Du rififi entre les monarchies

DU RIFIFI ENTRE LES MONARCHIES

par M. Saadoune, Le Quotidien d’Oran, 6 mars 2014

L’Arabie Saoudite, Bahreïn et les Emirats arabes unis ont décidé de rappeler leurs ambassadeurs du Qatar pour protester contre «l’ingérence» de Doha dans les affaires de ses voisins. Les trois pays membres du Conseil de coopération du Golfe (CCG) «ont été obligés de prendre des mesures en vue de garantir leur sécurité et leur stabilité». Le Qatar a décidé de ne pas rappeler ses ambassadeurs. Mais la crise diplomatique ne surprend pas. Elle était attendue depuis que l’imam Qaradhaoui, malade, est remonté, le 22 février dernier, sur le minbar de la mosquée Omar Ibn Al-Khattab, à Doha.

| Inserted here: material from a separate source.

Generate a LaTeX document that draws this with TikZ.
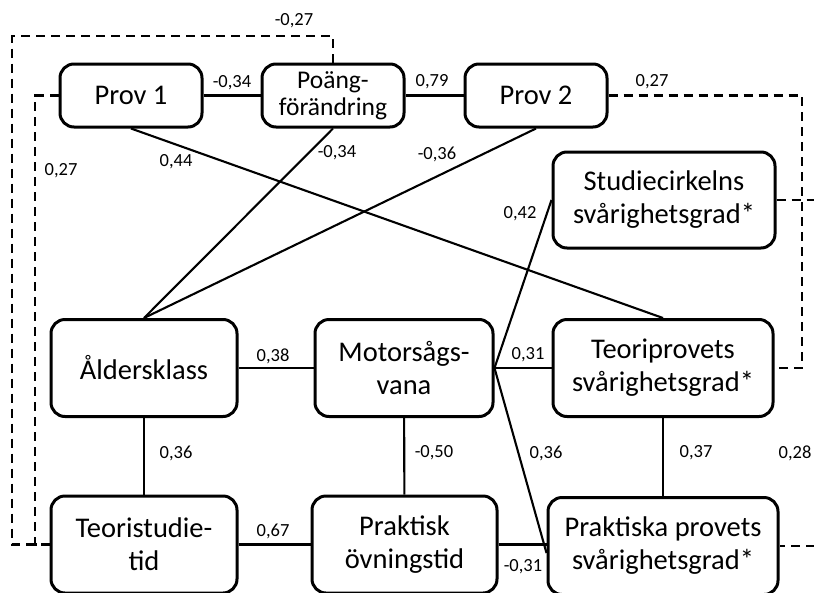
\documentclass[tikz,border=0pt]{standalone}
\usepackage{fontspec}
\setmainfont{Carlito}
\begin{document}
\begin{tikzpicture}[x=1pt,y=-1pt,
  box/.style={draw, line width=3pt, rounded corners=14pt, align=center, inner sep=0pt,
    font=\fontsize{28.5}{33}\selectfont},
  lbl/.style={font=\fontsize{18.5}{20}\selectfont, inner sep=0pt},
  conn/.style={line width=2.1pt},
  dconn/.style={line width=2.1pt, dash pattern=on 9pt off 6pt}]
\useasboundingbox (0,0) rectangle (814,592);
% nodes
\node[box, minimum width=142pt, minimum height=63pt] (p1) at (131,95.5) {Prov 1};
\node[box, minimum width=142pt, minimum height=63pt, font=\fontsize{25.5}{27}\selectfont] (pf) at (333,95.5) {Poäng-\\förändring};
\node[box, minimum width=142pt, minimum height=63pt] (p2) at (536,95.5) {Prov 2};
\node[box, minimum width=222pt, minimum height=96pt] (sc) at (664,200) {Studiecirkelns\\svårighetsgrad*};
\node[box, minimum width=186pt, minimum height=97pt] (ak) at (144,368) {Åldersklass};
\node[box, minimum width=178pt, minimum height=97pt] (mv) at (404,368) {Motorsågs-\\vana};
\node[box, minimum width=220pt, minimum height=97pt] (tp) at (663,368) {Teoriprovets\\svårighetsgrad*};
\node[box, minimum width=186pt, minimum height=97pt] (ts) at (144,544.5) {Teoristudie-\\tid};
\node[box, minimum width=185pt, minimum height=97pt] (po) at (404.5,544.5) {Praktisk\\övningstid};
\node[box, minimum width=230pt, minimum height=97pt] (pp) at (663,546) {Praktiska provets\\svårighetsgrad*};
% coordinates for dashed routes
\coordinate (d1) at (12,36);
\coordinate (d2) at (35,544.5);
\coordinate (d3) at (802,368);
\coordinate (d4) at (840,370);
% solid connectors
\draw[conn] (p1) -- (pf);
\draw[conn] (pf) -- (p2);
\draw[conn] (p1.south) -- (tp.north);
\draw[conn] (pf.south) -- (ak.north);
\draw[conn] (p2.south) -- (ak.north);
\draw[conn] (sc.west) -- (mv.east);
\draw[conn] (mv.east) -- (tp.west);
\draw[conn] (mv.east) -- ([yshift=-7pt]pp.west);
\draw[conn] (ak) -- (mv);
\draw[conn] (ak) -- (ts);
\draw[conn] (mv) -- (po);
\draw[conn] (tp) -- (pp);
\draw[conn] (ts) -- (po);
\draw[conn] (po.east) -- (po.east -| pp.west);
% dashed connectors
\draw[dconn] (pf.north) |- (d1) |- (ts.west);
\draw[dconn] (p1.west) -| (d2) -- (ts.west);
\draw[dconn] (p2.east) -| (d3) -- (tp.east);
\draw[dconn] (sc.east) -| (d4) |- (pp.east);
% labels
\node[lbl] (l1) at (294,21) {-0,27};
\node[lbl] (l2) at (61,171) {0,27};
\node[lbl] (l3) at (232,83) {-0,34};
\node[lbl] (l4) at (432,82) {0,79};
\node[lbl] (l5) at (652,82) {0,27};
\node[lbl] (l6) at (176,162) {0,44};
\node[lbl] (l7) at (337,153) {-0,34};
\node[lbl] (l8) at (437,154) {-0,36};
\node[lbl] (l9) at (520,214) {0,42};
\node[lbl] (l10) at (273,356) {0,38};
\node[lbl] (l11) at (528,355) {0,31};
\node[lbl] (l12) at (176,453) {0,36};
\node[lbl] (l13) at (434,453) {-0,50};
\node[lbl] (l14) at (546,453) {0,36};
\node[lbl] (l15) at (696,453) {0,37};
\node[lbl] (l16) at (795,453) {0,28};
\node[lbl] (l17) at (273,531) {0,67};
\node[lbl] (l18) at (523,567) {-0,31};
\end{tikzpicture}
\end{document}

Al-Qaradhaoui était silencieux depuis quelques semaines et beaucoup ont interprété son retrait comme le résultat des pressions et des menaces exercées par les monarchies du Golfe sur le Qatar. Les divergences portent sur la situation égyptienne où le Qatar et Al-Jazira se sont clairement positionnés contre le coup d’Etat et sont devenus le principal et unique support politique des Frères musulmans. A l’opposé, l’Arabie Saoudite et les Emirats ont apporté un fort soutien financier à l’Egypte après la destitution du président Morsi. L’engagement du Qatar sur la question égyptienne l’a d’ailleurs amené à être moins actif sur le dossier syrien. Un modus vivendi semblait avoir été trouvé entre ces monarchies membres du Conseil de coopération du Golfe. Al-Qaradhaoui avait même fait l’objet, le 2 février dernier, d’un désaveu public du ministre qatari des Affaires étrangères qui avait souligné que les propos critiques d’Al-Qaradhaoui ne reflétaient pas la position de Doha.

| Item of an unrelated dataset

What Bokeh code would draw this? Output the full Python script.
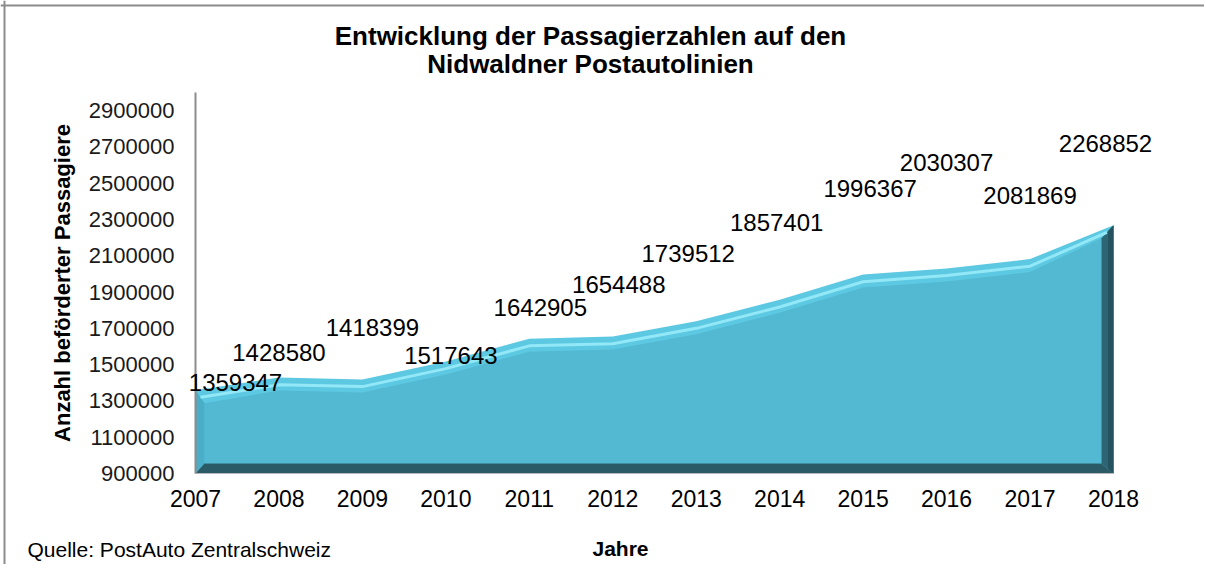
from bokeh.plotting import figure
from bokeh.models import (Range1d, FixedTicker, NumeralTickFormatter, LabelSet, Label,
                          ColumnDataSource, Span)
from bokeh.core.properties import value
from bokeh.embed import file_html
from bokeh.resources import INLINE

# ---- data ----
years = [2007, 2008, 2009, 2010, 2011, 2012, 2013, 2014, 2015, 2016, 2017, 2018]
passengers = [1359347, 1428580, 1418399, 1517643, 1642905, 1654488,
              1739512, 1857401, 1996367, 2030307, 2081869, 2268852]
y_ticks = [900000, 1100000, 1300000, 1500000, 1700000, 1900000,
           2100000, 2300000, 2500000, 2700000, 2900000]
title_lines = ["Entwicklung der Passagierzahlen auf den", "Nidwaldner Postautolinien"]
y_label = "Anzahl beförderter Passagiere"
x_label = "Jahre"
source_note = "Quelle: PostAuto Zentralschweiz"

# data-label offsets in pixels (placement only)
label_dx = [40, 0, 10, 5, 11, 6, -8, -3, 7, 0, 0, -8]
label_dy = [8, 25, 52, 6, 31, 52, 68, 77, 86, 106, 64, 82]

FONT = "Liberation Sans"
X0, X1 = years[0], years[-1]
Y0, Y1 = 900000, 3000000

# page geometry (pixels): the canvas fills the page, plot box of the reference
W, H = 1204, 564
FR_L, FR_R, FR_T, FR_B = 195, 1113, 92, 473

px_x = (X1 - X0) / (FR_R - FR_L)
px_y = (Y1 - Y0) / (FR_B - FR_T)

def dxp(px):
    return X0 + (px - FR_L) * px_x

def dyp(py):
    return Y1 - (py - FR_T) * px_y

p = figure(width=W, height=H,
           x_range=Range1d(dxp(0), dxp(W)), y_range=Range1d(dyp(H), dyp(0)),
           output_backend="svg", toolbar_location=None,
           min_border=0, min_border_left=0, min_border_right=0,
           min_border_top=0, min_border_bottom=0)
p.grid.visible = False
p.outline_line_color = None
p.background_fill_color = "white"
p.border_fill_color = "white"

# chart border (top and left edge of the chart box)
p.add_layout(Span(location=dyp(5), dimension="width", line_color="#8c8c8c", line_width=2))
p.add_layout(Span(location=dxp(4), dimension="height", line_color="#8c8c8c", line_width=2))

# bevel sizes (style)
tb = 13 * px_y
bb = 10 * px_y
lb = 9 * px_x
rb = 12 * px_x

# base area (top bevel colour)
p.patch(years + [X1, X0], passengers + [Y0, Y0], fill_color="#5dc8e1", line_color=None)
# front face
fx = [X0 + lb] + years[1:-1] + [X1 - rb]
fy = [v - tb for v in passengers]
p.patch(fx + [X1 - rb, X0 + lb], fy + [Y0 + bb, Y0 + bb], fill_color="#53b8d2", line_color=None)
# left bevel
p.patch([X0, X0 + lb, X0 + lb, X0], [passengers[0], passengers[0] - tb, Y0 + bb, Y0],
        fill_color="#4aaec8", line_color=None)
# right side
p.patch([X1, X1, X1 - rb, X1 - rb], [passengers[-1], Y0, Y0 + bb, passengers[-1] - tb],
        fill_color="#2e6575", line_color=None)
p.patch([X1, X1, X1 - rb * 0.45, X1 - rb * 0.45],
        [passengers[-1], Y0, Y0 + bb * 0.45, passengers[-1] - tb * 0.45],
        fill_color="#25525f", line_color=None)
# bottom
p.patch([X0, X1, X1 - rb, X0 + lb], [Y0, Y0, Y0 + bb, Y0 + bb],
        fill_color="#2b5a67", line_color=None)
# highlight line on the top bevel
hx = [X0 + lb * 0.55] + years[1:-1] + [X1 - rb * 0.55]
hy = [v - tb * 0.55 for v in passengers]
p.line(hx, hy, line_color="#92e8f7", line_width=3)

# axes at fixed locations inside the canvas
yax = p.yaxis[0]
yax.fixed_location = X0
yax.bounds = (Y0, Y1)
yax.ticker = FixedTicker(ticks=y_ticks)
yax.formatter = NumeralTickFormatter(format="0")
yax.major_tick_line_color = None
yax.minor_tick_line_color = None
yax.axis_line_color = "#8c8c8c"
yax.axis_line_width = 2
yax.major_label_standoff = 15
yax.major_label_text_font = FONT
yax.major_label_text_font_size = "22px"
yax.major_label_text_color = "#1a1a1a"
yax.axis_label = y_label
yax.axis_label_text_font = FONT
yax.axis_label_text_font_size = "22px"
yax.axis_label_text_font_style = "bold"
yax.axis_label_text_color = "black"
yax.axis_label_standoff = 11

xax = p.xaxis[0]
xax.fixed_location = Y0
xax.bounds = (X0, X1)
xax.ticker = FixedTicker(ticks=years)
xax.formatter = NumeralTickFormatter(format="0")
xax.major_tick_line_color = None
xax.minor_tick_line_color = None
xax.axis_line_color = "#b8b8b8"
xax.major_label_standoff = 10
xax.major_label_text_font = FONT
xax.major_label_text_font_size = "23px"
xax.major_label_text_color = "black"

# data labels
src = ColumnDataSource(dict(x=years, y=passengers,
                            t=[str(v) for v in passengers],
                            dx=label_dx, dy=label_dy))
p.add_layout(LabelSet(x="x", y="y", text="t", x_offset="dx", y_offset="dy", source=src,
                      text_font=value(FONT), text_font_size=value("24px"), text_color="black",
                      text_align="center", text_baseline="middle"))

# title
for i, line in enumerate(title_lines):
    p.add_layout(Label(x=dxp(590), y=dyp(35 + 28 * i), text=line, text_font=FONT,
                       text_font_size="26px", text_font_style="bold", text_color="black",
                       text_align="center", text_baseline="middle"))

p.add_layout(Label(x=dxp(620), y=dyp(548), text=x_label, text_font=FONT,
                   text_font_size="21px", text_font_style="bold", text_color="black",
                   text_align="center", text_baseline="middle"))
p.add_layout(Label(x=dxp(27), y=dyp(549), text=source_note, text_font=FONT,
                   text_font_size="21px", text_color="black",
                   text_align="left", text_baseline="middle"))

open("out.html", "w").write(file_html(p, INLINE))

Vingt jours plus tard, malgré des signes évidents de fatigue, Al-Qaradhaoui avait mis fin à son silence en vitupérant, dans son prêche, des monarchies du Golfe en guerre contre les Frères musulmans : «Pour deux phrases, ils se sont mis en colère. Que serait-ce si je me mettais à dénoncer leurs scandales et leurs injustices…». L’imam cathodique a fustigé ces monarchies en les accusant d’avoir dépensé des milliards de dollars pour faire tomber Mohamed Morsi et ramener des «militaires qui ont accumulé des fortunes sur le dos du peuple, le privant de la justice et de la liberté». L’Arabie Saoudite, Bahreïn et les Emirats qui connaissent bien le fonctionnement du Qatar ont compris qu’Al-Qaradhaoui n’aurait jamais parlé ainsi sans l’aval de Hamad Ben Khalifa Al-Thani, l’ancien émir qui a cédé les apparences du pouvoir à son fils, Tamim, tout en restant le vrai patron du pays.

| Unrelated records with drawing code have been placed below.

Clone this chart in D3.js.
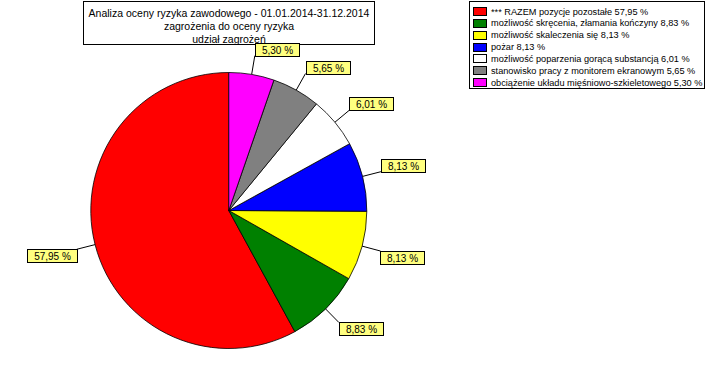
<!DOCTYPE html>
<html><head><meta charset="utf-8">
<script src="https://cdn.jsdelivr.net/npm/d3@7/dist/d3.min.js"></script>
<style>body{margin:0;background:#fff}svg{display:block}text{font-family:Arial,"Liberation Sans",sans-serif}</style>
</head><body>
<svg id="c" width="713" height="380"></svg>
<script>
const categories = ["*** RAZEM pozycje pozostałe","możliwość skręcenia, złamania kończyny","możliwość skaleczenia się","pożar","możliwość poparzenia gorącą substancją","stanowisko pracy z monitorem ekranowym","obciążenie układu mięśniowo-szkieletowego"];
const values = [57.95, 8.83, 8.13, 8.13, 6.01, 5.65, 5.30];
const labels = ["57,95 %","8,83 %","8,13 %","8,13 %","6,01 %","5,65 %","5,30 %"];
const colors = ["#FF0000","#008000","#FFFF00","#0000FF","#FFFFFF","#808080","#FF00FF"];
const titleLines = ["Analiza oceny ryzyka zawodowego - 01.01.2014-31.12.2014","zagrożenia do oceny ryzyka","udział zagrożeń"];

const svg = d3.select("#c");
const cx = 228.8, cy = 210.5, R = 138;
const data = categories.map((c,i)=>({name:c, value:values[i], label:labels[i], color:colors[i]}));

// title
const tg = svg.append("g");
tg.append("rect").attr("x",83.5).attr("y",1.5).attr("width",291).attr("height",43).attr("fill","#fff").attr("stroke","#000");
titleLines.forEach((t,i)=>tg.append("text").attr("x",229).attr("y",17+i*12.8).attr("text-anchor","middle").attr("font-size","10.5px").text(t));

// pie
const pie = d3.pie().value(d=>d.value).sort(null).startAngle(0).endAngle(-2*Math.PI);
const arcs = pie(data);
const arc = d3.arc().innerRadius(0).outerRadius(R);
const g = svg.append("g").attr("transform",`translate(${cx},${cy})`);
g.selectAll("path").data(arcs).join("path").attr("d",arc).attr("fill",d=>d.data.color).attr("stroke","#000").attr("stroke-width",0.8);

// labels
const LA = 157;
arcs.forEach(a=>{
  const m = (a.startAngle+a.endAngle)/2;
  const s = Math.sin(m), c = Math.cos(m);
  const x0 = cx + R*s, y0 = cy - R*c;
  const x1 = cx + LA*s, y1 = cy - LA*c;
  svg.append("line").attr("x1",x0).attr("y1",y0).attr("x2",x1).attr("y2",y1).attr("stroke","#000").attr("stroke-width",1);
  const lg = svg.append("g");
  const txt = lg.append("text").attr("font-size","10px").text(a.data.label);
  const w = Math.round(txt.node().getComputedTextLength()) + 13, h = 13;
  const bx = s >= 0 ? x1 : x1 - w;
  const by = c >= 0 ? y1 - h : y1;
  lg.insert("rect","text").attr("x",Math.round(bx)+0.5).attr("y",Math.round(by)+0.5).attr("width",w).attr("height",h).attr("fill","#FFFF80").attr("stroke","#000");
  txt.attr("x",Math.round(bx)+0.5+w/2).attr("y",Math.round(by)+10.5).attr("text-anchor","middle");
});

// legend
const lgd = svg.append("g");
lgd.append("rect").attr("x",469.5).attr("y",1.5).attr("width",235).attr("height",87).attr("fill","#fff").attr("stroke","#000");
data.forEach((d,i)=>{
  const yc = 11 + i*11.85;
  lgd.append("rect").attr("x",473.5).attr("y",Math.round(yc-4)+0.5).attr("width",13).attr("height",8).attr("fill",d.color).attr("stroke","#000");
  lgd.append("text").attr("x",491).attr("y",yc+3.5).attr("font-size","9.2px").text(d.name+" "+d.label);
});
</script>
</body></html>
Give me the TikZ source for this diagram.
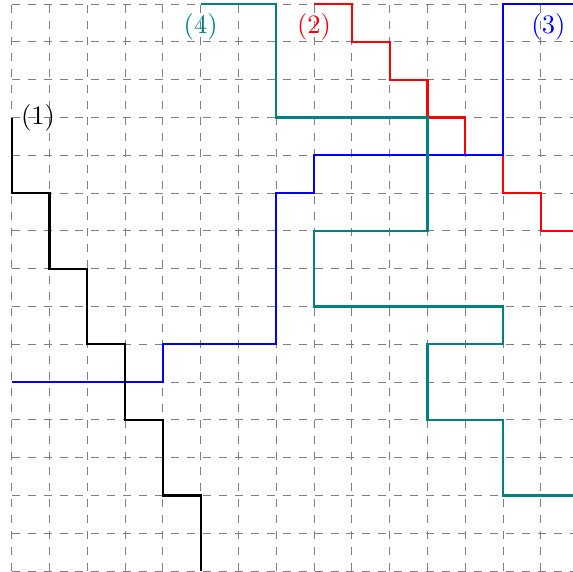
\documentclass[tikz,border=0pt]{standalone}
\begin{document}
\begin{tikzpicture}[x=0.5cm,y=0.5cm,
  route/.style={thick},
  gridline/.style={gray,dashed},
  lbl/.style={inner sep=3.333pt}]
\useasboundingbox (-0.31,-0.01) rectangle (14.85,15.11);
\clip (-0.31,-0.01) rectangle (14.85,15.11);
\draw[gridline,step=0.5cm] (0,0) grid (15,15);
% (2) red
\draw[route,red] (8,15)--(9,15)--(9,14)--(10,14)--(10,13)--(11,13)--(11,12)--(12,12)--(12,11)--(13,11)--(13,10)--(14,10)--(14,9)--(15,9);
% (3) blue
\draw[route,blue] (0,5)--(4,5)--(4,6)--(7,6)--(7,10)--(8,10)--(8,11)--(13,11)--(13,15)--(15,15);
% (4) teal
\draw[route,teal] (5,15)--(7,15)--(7,12)--(11,12)--(11,9)--(8,9)--(8,7)--(13,7)--(13,6)--(11,6)--(11,4)--(13,4)--(13,2)--(15,2);
% (1) black
\draw[route,black] (0,12)--(0,10)--(1,10)--(1,8)--(2,8)--(2,6)--(3,6)--(3,4)--(4,4)--(4,2)--(5,2)--(5,0);
\node[lbl,right] (l1) at (0,12) {(1)};
\node[lbl,below,red] (l2) at (8,15) {(2)};
\node[lbl,below,blue] (l3) at (14.2,15) {(3)};
\node[lbl,below,teal] (l4) at (5,15) {(4)};
\end{tikzpicture}
\end{document}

Le rappel des ambassadeurs était une option annoncée, elle vient d’être confirmée et mise en œuvre. Mais l’escalade est possible, un journal saoudien de Londres ayant évoqué d’autres mesures de rétorsion comme la fermeture de l’espace aérien saoudien aux avions du Qatar et la fermeture des frontières. L’idée d’exclure le Qatar du CCG était même évoquée. Il est clair que l’Arabie Saoudite tente de rappeler au Qatar que le leadership lui appartient dans la région du Golfe malgré la puissance de frappe du «porte-avions» Al-Jazira. Pour les monarchies du Golfe qui contrôlent parfaitement – et manipulent aussi – les mouvements salafistes, les Frères musulmans constituent l’ennemi «existentiel» principal. Le courant «alternatif» qui fait peur.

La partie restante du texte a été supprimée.